Machine Learning (Theory)


Interesting Papers at NIPS 2006

Here are some papers that I found surprisingly interesting.

  1. Yoshua Bengio, Pascal Lamblin, Dan Popovici, Hugo Larochelle, Greedy Layer-wise Training of Deep Networks. Empirically investigates some of the design choices behind deep belief networks.
  2. Long Zhu, Yuanhao Chen, Alan Yuille Unsupervised Learning of a Probabilistic Grammar for Object Detection and Parsing. An unsupervised method for detecting objects using simple feature filters that works remarkably well on the (supervised) caltech-101 dataset.
  3. Shai Ben-David, John Blitzer, Koby Crammer, and Fernando Pereira, Analysis of Representations for Domain Adaptation. This is the first analysis I’ve seen of learning with respect to samples drawn differently from the evaluation distribution which depends on reasonable measurable quantities.

All of these papers turn out to have a common theme—the power of unlabeled data to do generically useful things.

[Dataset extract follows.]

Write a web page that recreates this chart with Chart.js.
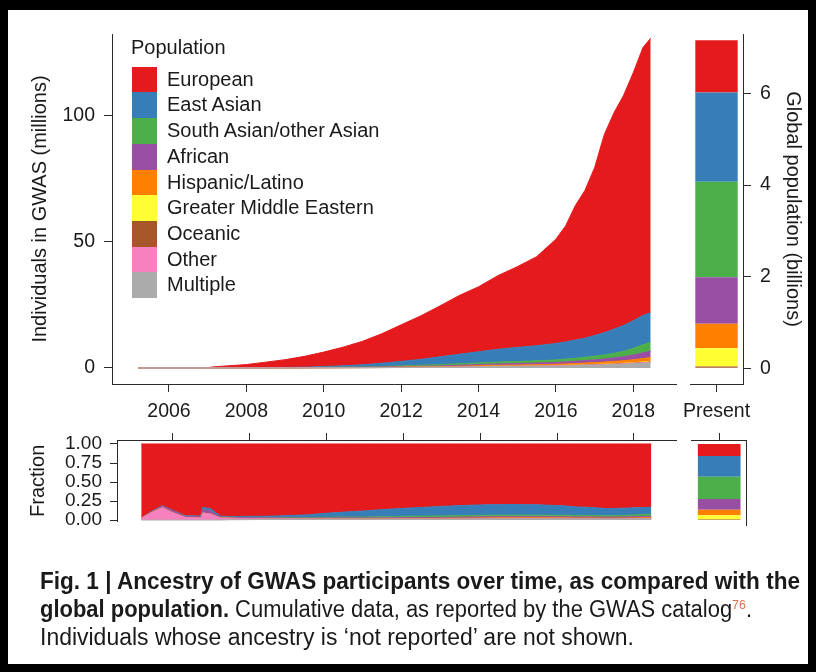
<!DOCTYPE html>
<html>
<head>
<meta charset="utf-8">
<script src="https://cdn.jsdelivr.net/npm/chart.js@4.4.1/dist/chart.umd.min.js"></script>
<style>
  html, body { margin: 0; padding: 0; background: #000; width: 816px; height: 672px; overflow: hidden; }
  #page { position: absolute; left: 8px; top: 10px; width: 800px; height: 654px; background: #fff; }
  canvas { position: absolute; left: 0; top: 0; }
  .lg { position: absolute; font-family: "Liberation Sans", Arial, sans-serif; font-size: 20px; color: #1a1a1a; white-space: nowrap; }
  .sw { position: absolute; width: 25px; }
  .cap { position: absolute; left: 40px; font-family: "Liberation Sans Narrow", "Liberation Sans", Arial, sans-serif; font-size: 23px; color: #1a1a1a; white-space: nowrap; transform-origin: 0 50%; line-height: 28px; }
  .cap b { font-weight: bold; }
  .cap sup { font-size: 13px; color: #e07050; vertical-align: 0; position: relative; top: -8px; }
</style>
</head>
<body>
<div id="page"></div>
<canvas id="cTop" width="816" height="672"></canvas>
<canvas id="cPresent" width="816" height="672"></canvas>
<canvas id="cFrac" width="816" height="672"></canvas>
<canvas id="cFracPresent" width="816" height="672"></canvas>
<div id="legend"></div>
<div class="cap" id="cap1" style="top:567px"><b>Fig. 1 | Ancestry of GWAS participants over time, as compared with the</b></div>
<div class="cap" id="cap2" style="top:595px"><b>global population.</b> Cumulative data, as reported by the GWAS catalog<sup>76</sup>.</div>
<div class="cap" id="cap3" style="top:623px">Individuals whose ancestry is ‘not reported’ are not shown.</div>
<script>
// ---------------- data ----------------
const years = [2005.2, 2005.5, 2005.75, 2006.0, 2006.35, 2006.75, 2006.8, 2007.0, 2007.25, 2007.5,
  2008.0, 2008.5, 2009.0, 2009.5, 2010.0, 2010.5, 2011.0, 2011.5, 2012.0, 2012.5,
  2013.0, 2013.5, 2014.0, 2014.5, 2015.0, 2015.5, 2016.0, 2016.25, 2016.5, 2016.75,
  2017.0, 2017.25, 2017.5, 2017.75, 2018.0, 2018.25, 2018.45];

// cumulative individuals in GWAS, millions
const european = [0.002, 0.005, 0.01, 0.022, 0.08, 0.1, 0.11, 0.15, 0.55, 0.8,
  1.3, 2.2, 3.1, 4.3, 5.75, 7.4, 9.3, 11.7, 14.5, 17.2,
  20.2, 23.3, 25.8, 29.2, 32.0, 35.3, 41.4, 46.0, 53.3, 58.6,
  66.6, 78.6, 85.8, 91.3, 98.4, 106.3, 108.9];
const eastAsian = [0, 0, 0, 0, 0.0004, 0.0005, 0.004, 0.005, 0.007, 0.01,
  0.025, 0.05, 0.09, 0.17, 0.32, 0.55, 0.85, 1.3, 1.8, 2.35,
  3.1, 3.8, 4.4, 5.1, 5.6, 6.0, 6.5, 6.8, 7.2, 7.6,
  8.2, 8.8, 9.6, 10.3, 11.0, 11.6, 11.8];
const southAsian = [0, 0, 0, 0, 0, 0, 0, 0, 0, 0,
  0, 0, 0.015, 0.025, 0.06, 0.09, 0.12, 0.2, 0.26, 0.38,
  0.48, 0.56, 0.63, 0.72, 0.8, 0.88, 1.0, 1.1, 1.2, 1.3,
  1.45, 1.6, 1.8, 2.1, 2.6, 3.2, 3.5];
const african = [0, 0.0001, 0.0003, 0.0008, 0.0015, 0.002, 0.006, 0.007, 0.008, 0.009,
  0.015, 0.025, 0.035, 0.05, 0.07, 0.09, 0.11, 0.14, 0.2, 0.25,
  0.3, 0.4, 0.48, 0.55, 0.6, 0.66, 0.75, 0.82, 0.9, 1.0,
  1.1, 1.25, 1.4, 1.6, 1.9, 2.3, 2.5];
const hispanic = [0, 0, 0, 0, 0, 0, 0, 0, 0, 0,
  0, 0, 0, 0, 0.02, 0.035, 0.05, 0.07, 0.13, 0.16,
  0.2, 0.28, 0.32, 0.36, 0.4, 0.44, 0.5, 0.55, 0.6, 0.66,
  0.72, 0.8, 0.9, 1.0, 1.15, 1.35, 1.5];
const middleEastern = [0, 0, 0, 0, 0, 0, 0, 0, 0, 0,
  0, 0, 0, 0, 0, 0, 0, 0.005, 0.01, 0.015,
  0.02, 0.03, 0.04, 0.05, 0.06, 0.07, 0.08, 0.09, 0.1, 0.11,
  0.12, 0.13, 0.14, 0.15, 0.17, 0.2, 0.22];
const oceanic = [0, 0, 0, 0, 0, 0, 0, 0, 0, 0,
  0, 0, 0, 0, 0, 0, 0, 0, 0.002, 0.004,
  0.006, 0.008, 0.01, 0.012, 0.014, 0.016, 0.02, 0.022, 0.025, 0.028,
  0.03, 0.035, 0.04, 0.045, 0.05, 0.06, 0.07];
const other = [0.00005, 0.0006, 0.002, 0.0025, 0.0028, 0.003, 0.012, 0.014, 0.015, 0.016,
  0.018, 0.02, 0.02, 0.022, 0.025, 0.03, 0.035, 0.04, 0.045, 0.05,
  0.06, 0.07, 0.08, 0.09, 0.1, 0.11, 0.12, 0.13, 0.14, 0.15,
  0.16, 0.17, 0.18, 0.19, 0.2, 0.22, 0.24];
const multiple = [0, 0, 0, 0, 0, 0, 0, 0, 0, 0.003,
  0.007, 0.02, 0.03, 0.045, 0.06, 0.08, 0.1, 0.13, 0.17, 0.21,
  0.25, 0.3, 0.45, 0.55, 0.6, 0.66, 0.75, 0.82, 0.9, 1.0,
  1.1, 1.2, 1.35, 1.5, 1.7, 1.9, 2.1];

const seriesNames = ['European', 'East Asian', 'South Asian/other Asian', 'African', 'Hispanic/Latino',
  'Greater Middle Eastern', 'Oceanic', 'Other', 'Multiple'];
const seriesColors = ['#E41A1C', '#377EB8', '#4DAF4A', '#984EA3', '#FF7F00',
  '#FFFF33', '#A65628', '#F781BF', '#ABABAB'];
// present-day global population, billions (same order as seriesNames)
const presentBillions = [1.14, 1.95, 2.08, 1.02, 0.53, 0.40, 0.04, 0, 0];

const presentLabels = ['Present'];
const yearTicks = [2006, 2008, 2010, 2012, 2014, 2016, 2018];
const countTicks = [0, 50, 100];
const billionTicks = [0, 2, 4, 6];
const fractionTicks = [0, 0.25, 0.5, 0.75, 1];

// ---------------- derived ----------------
const series = [european, eastAsian, southAsian, african, hispanic, middleEastern, oceanic, other, multiple];
const stackOrder = [8, 7, 6, 5, 4, 3, 2, 1, 0]; // bottom (Multiple) to top (European)
const totals = years.map((_, i) => series.reduce((s, a) => s + a[i], 0));
const presentTotal = presentBillions.reduce((s, v) => s + v, 0);

const FONT = '"Liberation Sans", Arial, sans-serif';
const AX = '#2a2a2a';
const TXT = '#1a1a1a';
Chart.defaults.font.family = FONT;
Chart.defaults.color = TXT;

function fixedTicks(vals) { return function (scale) { scale.ticks = vals.map(v => ({ value: v })); }; }
const common = {
  responsive: false, animation: false, devicePixelRatio: 1,
  plugins: { legend: { display: false }, tooltip: { enabled: false } },
  elements: { point: { radius: 0 }, line: { tension: 0 } }
};
function gridOpts(len, draw) {
  return { drawOnChartArea: false, drawTicks: draw !== false, tickLength: len, color: AX, lineWidth: 1 };
}
const borderOpts = { display: true, color: AX, width: 1 };

// ---------------- top-left: cumulative individuals ----------------
new Chart(document.getElementById('cTop'), {
  type: 'line',
  data: {
    datasets: stackOrder.map((k, j) => ({
      label: seriesNames[k],
      data: years.map((x, i) => ({ x: x, y: series[k][i] })),
      backgroundColor: seriesColors[k], borderColor: seriesColors[k], borderWidth: 1,
      pointRadius: 0, fill: j === 0 ? 'origin' : '-1'
    }))
  },
  options: Object.assign({}, common, {
    layout: { padding: { left: 0, top: 34, right: 140, bottom: 672 - 384 - 60 } },
    scales: {
      x: {
        type: 'linear', min: 2004.527, max: 2019.104,
        afterBuildTicks: fixedTicks(yearTicks), afterFit: s => { s.height = 60; },
        grid: gridOpts(8), border: borderOpts,
        ticks: { callback: v => String(v), padding: 8, font: { size: 19.5 }, color: TXT, maxRotation: 0, autoSkip: false }
      },
      y: {
        type: 'linear', stacked: true, min: -6.35, max: 132.5,
        afterBuildTicks: fixedTicks(countTicks), afterFit: s => { s.width = 112; },
        grid: gridOpts(8), border: borderOpts,
        ticks: { callback: v => String(v), padding: 9, font: { size: 19.5 }, color: TXT, autoSkip: false },
        title: { display: true, text: 'Individuals in GWAS (millions)', font: { size: 20 }, color: TXT, padding: { top: 28, bottom: 0 } }
      }
    }
  })
});

// ---------------- top-right: present global population ----------------
new Chart(document.getElementById('cPresent'), {
  type: 'bar',
  data: {
    labels: presentLabels,
    datasets: stackOrder.map(k => ({
      label: seriesNames[k], data: [presentBillions[k]],
      backgroundColor: seriesColors[k], borderWidth: 0, barPercentage: 0.8, categoryPercentage: 1
    }))
  },
  options: Object.assign({}, common, {
    layout: { padding: { left: 690, top: 34, right: 0, bottom: 672 - 384 - 60 } },
    scales: {
      x: {
        stacked: true, afterFit: s => { s.height = 60; },
        grid: Object.assign(gridOpts(8), { offset: false }), border: borderOpts,
        ticks: { padding: 8, font: { size: 19.5 }, color: TXT, maxRotation: 0, autoSkip: false }
      },
      y: {
        position: 'right', stacked: true, min: -0.342, max: 7.295,
        afterBuildTicks: fixedTicks(billionTicks), afterFit: s => { s.width = 73; },
        grid: gridOpts(8), border: borderOpts,
        ticks: { callback: v => String(v), padding: 9, font: { size: 19.5 }, color: TXT, autoSkip: false },
        title: { display: true, text: 'Global population (billions)', font: { size: 20 }, color: TXT, padding: { top: 11, bottom: 0 } }
      }
    }
  })
});

// ---------------- bottom-left: fraction over time ----------------
new Chart(document.getElementById('cFrac'), {
  type: 'line',
  data: {
    datasets: stackOrder.map((k, j) => ({
      label: seriesNames[k],
      data: years.map((x, i) => ({ x: x, y: series[k][i] / totals[i] })),
      backgroundColor: seriesColors[k], borderColor: seriesColors[k], borderWidth: 1,
      pointRadius: 0, fill: j === 0 ? 'origin' : '-1'
    }))
  },
  options: Object.assign({}, common, {
    layout: { padding: { left: 0, top: 420, right: 140, bottom: 672 - 521.7 } },
    scales: {
      x: {
        type: 'linear', position: 'top', min: 2004.571, max: 2019.091,
        afterBuildTicks: fixedTicks(yearTicks), afterFit: s => { s.height = 20; },
        grid: gridOpts(7), border: borderOpts,
        ticks: { display: false, autoSkip: false }
      },
      y: {
        type: 'linear', stacked: true, min: -0.022, max: 1.0526,
        afterBuildTicks: fixedTicks(fractionTicks), afterFit: s => { s.width = 117; },
        grid: gridOpts(7), border: borderOpts,
        ticks: { callback: v => v.toFixed(2), padding: 8, font: { size: 19, lineHeight: 0.95 }, color: TXT, autoSkip: false },
        title: { display: true, text: 'Fraction', font: { size: 20 }, color: TXT, padding: { top: 26, bottom: 0 } }
      }
    }
  })
});

// ---------------- bottom-right: present fraction ----------------
new Chart(document.getElementById('cFracPresent'), {
  type: 'bar',
  data: {
    labels: presentLabels,
    datasets: stackOrder.map(k => ({
      label: seriesNames[k], data: [presentBillions[k] / presentTotal],
      backgroundColor: seriesColors[k], borderWidth: 0, barPercentage: 0.776, categoryPercentage: 1
    }))
  },
  options: Object.assign({}, common, {
    layout: { padding: { left: 691.7, top: 420, right: 0, bottom: 672 - 525 } },
    scales: {
      x: {
        position: 'top', stacked: true, afterFit: s => { s.height = 20; },
        grid: Object.assign(gridOpts(7), { offset: false }), border: borderOpts,
        ticks: { display: false, autoSkip: false }
      },
      y: {
        position: 'right', stacked: true, min: -0.0658, max: 1.0526,
        afterFit: s => { s.width = 816 - 746.7; },
        grid: gridOpts(0, false), border: borderOpts,
        ticks: { display: false }
      }
    }
  })
});

// ---------------- legend (HTML text) ----------------
(function () {
  const lg = document.getElementById('legend');
  const t = document.createElement('div');
  t.className = 'lg'; t.textContent = 'Population';
  t.style.left = '131px'; t.style.top = '35px'; t.style.lineHeight = '24px';
  lg.appendChild(t);
  const top0 = 66.7, rowH = 25.7;
  seriesNames.forEach((name, i) => {
    const sw = document.createElement('div');
    sw.className = 'sw';
    sw.style.left = '132px'; sw.style.top = (top0 + i * rowH) + 'px';
    sw.style.height = (rowH + 0.5) + 'px'; sw.style.background = seriesColors[i];
    lg.appendChild(sw);
    const tx = document.createElement('div');
    tx.className = 'lg'; tx.textContent = name;
    tx.style.left = '167px'; tx.style.top = (top0 + i * rowH) + 'px';
    tx.style.lineHeight = rowH + 'px';
    lg.appendChild(tx);
  });
})();

// ---------------- caption widths ----------------
[['cap1', 760], ['cap2', 712], ['cap3', 594]].forEach(([id, w]) => {
  const el = document.getElementById(id);
  const cur = el.getBoundingClientRect().width;
  el.style.transform = 'scaleX(' + (w / cur) + ')';
});
</script>
</body>
</html>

5 Comments to “Interesting Papers at NIPS 2006”
  1. Anonymous says:

    Very useful post!

  2. Interesting! I mentioned two of your three papers in this blog post.

  3. Bill_Lang says:

    Useful information. Is it the trend of learning from unlabeld data of machine learning?

  4. Gordon Rios says:

    The first paper and it’s references are very interesting — my “hunch” is that auto-associative structures (“auto-encoders”) are necessary primitives for learning. Has anyone experimented with using a nearest neighbor algorithm over the hidden unit activations of an auto-associative memory?

  5. anonymous says:

    It is good that Yuille’s almost exclusive collaborations with the Chinese is working out. So great is his China fetish that he will even work with students who have failed the qualifier (Long Zhu).